Introduction
The goals of the juvenile justice system were to divert the youthful offenders from all the destructive punishment of the criminal courts as well as encourage rehabilitation based on the individual needs of the juvenile offender. The juvenile systems cannot meet the competing goals of treatment, and punishment without compromising on one of the goals. For example, the court was to focus on treatment, it has to compromise on punishment or achieve the goals of punishment but compromise on treatment. The juvenile systems should be a corrective system and can focus on the individual (child or the adolescent) as the person that needs assistance (McCord, Spatz Widom, Crowell, 2007). The juvenile system should not focus on the act that brought the individual into the justice system. The juvenile systems should act in the best interest of the individual that mean that then procedural safeguards should be focused on helping the child to be rehabilitated, and then reintegrated into the society.

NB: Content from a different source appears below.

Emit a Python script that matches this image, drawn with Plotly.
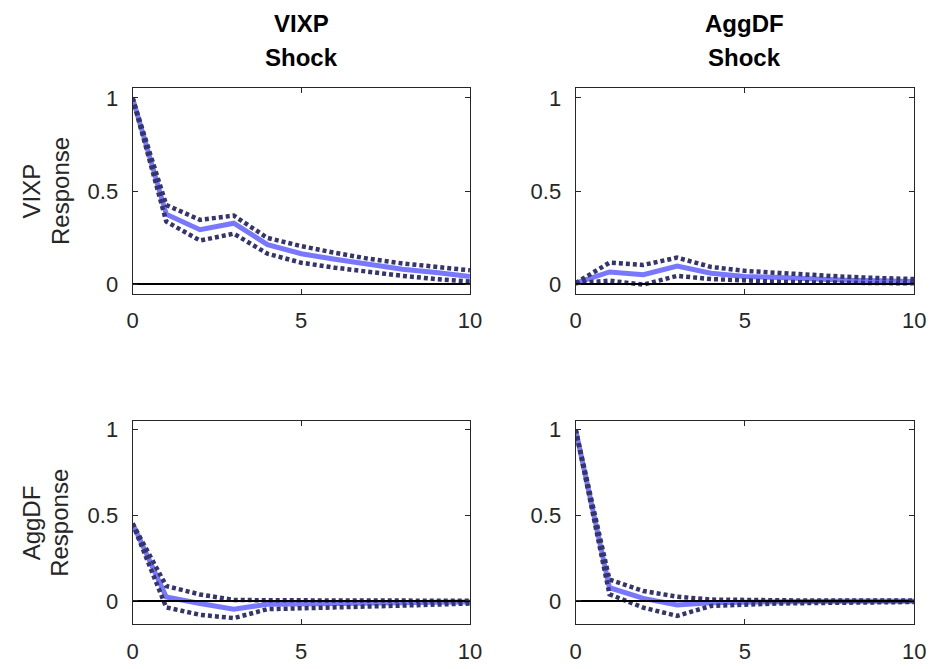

The juveniles should not be charged with crimes but just the delinquencies because there are many underlying factors that contribute to their delinquency behaviors. Understanding the underlying factor can help in understanding that charging the juveniles with adjudicated delinquent, and sent to training schools to help in improving their lives, and lifers decision or are sent to a reformatory. The national trend characterized by the funneling of children out of public school should be challenged because the sending the juvenile offenders into the juvenile, and criminal justice systems only make the children delinquent and have a higher correlation with the later life as criminals. Putting the juveniles into a criminal justice system exposes them to worse offenders (Feld, 1988). Reformatory practices should focus on the underlying factors such as learning disabilities, poverty, and neglect and can benefit from counseling, and education.
The tension between the social welfare goals and the social control goals can only be eliminated by focusing them on the juvenile's best interest. Focusing on the punishment and incapacitation should not be the goals of the justice systems at the juvenile level because it is the juveniles did not commit crimes that deserve incapacitation. The goals of both treatment and punishment can be achieved through an informal court where the dispositional practices are individualized to the offender. The offender-oriented practices can be implemented but the Supreme Court's due processes must impose the offender oriented procedural formalities such that the treatment and sentencing schemes are individualized (Church et al, 2009).
The juvenile's justice systems should not focus on the principles of offense but on the best interest of the youth by underplaying the purpose clauses and emphasizing on the offender. The focus of the justice model sentences should be on the real needs of the offender and not on the just deserts to show an appreciation of the potential of the rehabilitation-treatment based model as the most effective reformatory model (Whitehead, & Lab, 2015). To balance the two goals, the juvenile's justice system can ensure that the proportional and determinate sentences are not based on the present procedural practices. They should not focus on the offenses and the offender's prior records in dictating the actual length as well as the location and the intensity of their type of intervention
Conclusion
In conclusion, there should be a shift from punishment to treatment by changing the dispositional decision-making processes. The procedural protection is not effective in achieving the treatment goals but only advances the punishment clause. Therefore, the juvenile justice system should establish a separate juvenile court system that affords the procedural processes because having the same procedural parity with that of the adults is clear a prelude for the juvenile punishment. Without a separate juvenile court system, the procedural protection in the juvenile court is not adequate for achieving the treatment goals but the punishment goals.
Reference
Whitehead J.T. and S. P. Lab. (2015). Juvenile Justice: An Introduction. 8th Edition. Routledge.
Church et al. (2009). What Do You Mean My Child Is in Custody? A Qualitative Study of Parental Response to the Detention of Their Child. Journal of Family Social Work - American Civil Liberties Union. "Locating the School to Prison Pipeline".
Feld, B. (1988). The Juvenile Court Meets the Principle of Offense: Punishment, Treatment, andthe Difference It Makes, 68
B.U. L. Rev. 821 available at http://scholarship.law.umn.edu/faculty_articles/285McCord, J, Spatz Widom, C, Crowell, N, (2007). Panel on Juvenile Crime: Prevention, Treatment, and Control, National Research Council (U.S.). Committee on Law and Justice, National Research Council (U.S.). Commission on Behavioral and Social Sciences and Education. National Academy Press.